(7) I(saac) F(arwell) Holton collected extensively from Charleston, Kanawha County, to Hawks Nest, Fayette County, in October, 1849. The full number of plants collected by him is unknown : 50 are in the Herbarium of the Field Museum of Natural History. His private Herbarium was deposited in that of Columbia University and is now at the New York Botanical Garden.
(8) Prof. W(illiam) H(enry) Brewer, while Professor of Botany at Yale, in 1860, made a collection of plants in Ohio County in the vicinity of Wheeling, and Brooke County near Bethany. The amount of material he secured is unknown to me; it is deposited in the Herbarium of Yale University.
(9) W(illiam) M(arriott) Canby, an extensive Botanical collector late of Wilmington, Del., made a small collection in Taylor County, near Grafton, in 1868. The details of his collecting in the State I have not been able to determine. His plants are deposited in the Herbarium of the New York College of Pharmacy.
(10) J. S. Merriam made a collection of plants in Jefferson County in the vicinity of Harpers Ferry in 1871. The extent of his collecting I have not yet been able to determine. His specimens are deposited in the U. S. National Herbarium, Washington, D. C.

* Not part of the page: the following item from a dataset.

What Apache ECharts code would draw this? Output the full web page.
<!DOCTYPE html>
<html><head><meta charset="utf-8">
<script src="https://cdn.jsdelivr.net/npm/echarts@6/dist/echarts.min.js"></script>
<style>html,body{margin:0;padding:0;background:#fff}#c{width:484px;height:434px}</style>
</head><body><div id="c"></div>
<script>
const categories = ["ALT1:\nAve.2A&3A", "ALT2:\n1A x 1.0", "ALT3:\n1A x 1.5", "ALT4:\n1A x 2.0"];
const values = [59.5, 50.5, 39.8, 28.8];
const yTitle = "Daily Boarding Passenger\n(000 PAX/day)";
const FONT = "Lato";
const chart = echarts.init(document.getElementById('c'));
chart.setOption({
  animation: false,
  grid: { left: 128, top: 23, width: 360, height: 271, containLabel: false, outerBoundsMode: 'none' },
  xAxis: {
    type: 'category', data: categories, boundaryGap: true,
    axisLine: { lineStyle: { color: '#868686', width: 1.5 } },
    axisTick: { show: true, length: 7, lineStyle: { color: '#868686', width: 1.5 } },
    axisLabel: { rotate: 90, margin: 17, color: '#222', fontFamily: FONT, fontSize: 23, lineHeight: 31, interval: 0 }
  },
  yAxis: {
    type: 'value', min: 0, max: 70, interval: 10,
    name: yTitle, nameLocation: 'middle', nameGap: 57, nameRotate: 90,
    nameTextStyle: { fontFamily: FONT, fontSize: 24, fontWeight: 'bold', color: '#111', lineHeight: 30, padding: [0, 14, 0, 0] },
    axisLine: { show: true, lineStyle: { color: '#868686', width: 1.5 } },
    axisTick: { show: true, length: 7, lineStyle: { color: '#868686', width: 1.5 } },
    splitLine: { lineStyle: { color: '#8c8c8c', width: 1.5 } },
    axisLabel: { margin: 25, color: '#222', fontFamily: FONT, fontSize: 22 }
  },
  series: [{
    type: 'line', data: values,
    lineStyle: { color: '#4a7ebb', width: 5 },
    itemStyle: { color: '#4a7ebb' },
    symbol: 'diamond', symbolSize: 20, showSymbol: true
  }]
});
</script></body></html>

(11) Dr. T(imothy) F(ieed) Allen, of New York, collected in July 1872, on Kates Mountain and at other points in the neighborhood of White Sulphur Springs. His plants are deposited in the Herbarium of the New York Botanical Garden. (See also Allen and Britton).

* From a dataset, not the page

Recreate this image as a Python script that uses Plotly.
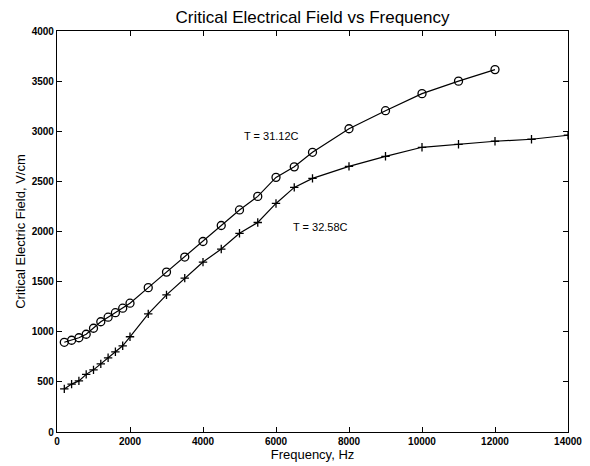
import plotly.graph_objects as go

freq_a = [200, 400, 600, 800, 1000, 1200, 1400, 1600, 1800, 2000, 2500, 3000, 3500, 4000,
          4500, 5000, 5500, 6000, 6500, 7000, 8000, 9000, 10000, 11000, 12000]
field_a = [895, 915, 940, 975, 1035, 1100, 1145, 1190, 1235, 1285, 1440, 1595, 1745, 1900,
           2060, 2215, 2350, 2540, 2645, 2790, 3025, 3205, 3375, 3500, 3615]

freq_b = [200, 400, 600, 800, 1000, 1200, 1400, 1600, 1800, 2000, 2500, 3000, 3500, 4000,
          4500, 5000, 5500, 6000, 6500, 7000, 8000, 9000, 10000, 11000, 12000, 13000, 14000]
field_b = [430, 478, 510, 575, 620, 680, 740, 800, 860, 950, 1178, 1368, 1535, 1695,
           1825, 1982, 2090, 2280, 2440, 2530, 2650, 2750, 2840, 2870, 2900, 2920, 2960]

label_a = "T = 31.12C"
label_b = "T = 32.58C"
x_ticks = [0, 2000, 4000, 6000, 8000, 10000, 12000, 14000]
x_ticktext = ["0", "2000", "4000", "6000", "8000", "10000", "12000", "14000"]
y_ticks = [0, 500, 1000, 1500, 2000, 2500, 3000, 3500, 4000]
y_ticktext = ["0", "500", "1000", "1500", "2000", "2500", "3000", "3500", "4000"]

FONT = "Liberation Sans, Arial, Helvetica"

fig = go.Figure()
fig.add_trace(go.Scatter(
    x=freq_a, y=field_a, mode="lines+markers",
    line=dict(color="black", width=1.2),
    marker=dict(symbol="circle-open", size=8, color="black", line=dict(width=1.3)),
    showlegend=False))
fig.add_trace(go.Scatter(
    x=freq_b, y=field_b, mode="lines+markers",
    line=dict(color="black", width=1.2),
    marker=dict(symbol="cross-thin", size=6, color="black", line=dict(width=1.3, color="black")),
    showlegend=False))

fig.add_annotation(x=5890, y=2955, text=label_a, showarrow=False,
                   font=dict(family=FONT, size=11, color="black"))
fig.add_annotation(x=7230, y=2045, text=label_b, showarrow=False,
                   font=dict(family=FONT, size=11, color="black"))

axis_common = dict(showgrid=False, zeroline=False, showline=True, linecolor="black",
                   linewidth=1.2, mirror="ticks", ticks="inside", ticklen=5,
                   tickcolor="black", tickwidth=1, automargin=False,
                   tickfont=dict(family=FONT, size=10, color="black", weight="bold"))

fig.update_layout(
    width=582, height=458,
    margin=dict(l=49, r=22, t=23, b=34),
    paper_bgcolor="white", plot_bgcolor="white",
    title=dict(text="Critical Electrical Field vs Frequency", x=0.5, xanchor="center",
               xref="paper", yref="container", y=1, yanchor="top",
               pad=dict(t=3, b=0),
               font=dict(family=FONT, size=17, color="black")),
    xaxis=dict(range=[0, 14000], tickvals=x_ticks, ticktext=x_ticktext,
               title=dict(text="Frequency, Hz", standoff=2,
                          font=dict(family=FONT, size=13, color="black")),
               **axis_common),
    yaxis=dict(range=[0, 4000], tickvals=y_ticks, ticktext=y_ticktext,
               title=dict(text="Critical Electric Field, V/cm", standoff=3,
                          font=dict(family=FONT, size=13, color="black")),
               **axis_common),
)

fig.write_html("out.html")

(12) J(oseph) F(rancis) James, of Ohio, spent about two weeks in 1877, investigating the Flora of the region of the Guyandotte and Great Kanawha Rivers from Huntington to Kanawha Falls and the Hawks Nest ; and the region of Loup Creek, in Fayette County. The amount of material that he collected is not known to me. His plants are in the Gray Herbarium and the Cryptogamic Herbarium at Harvard University.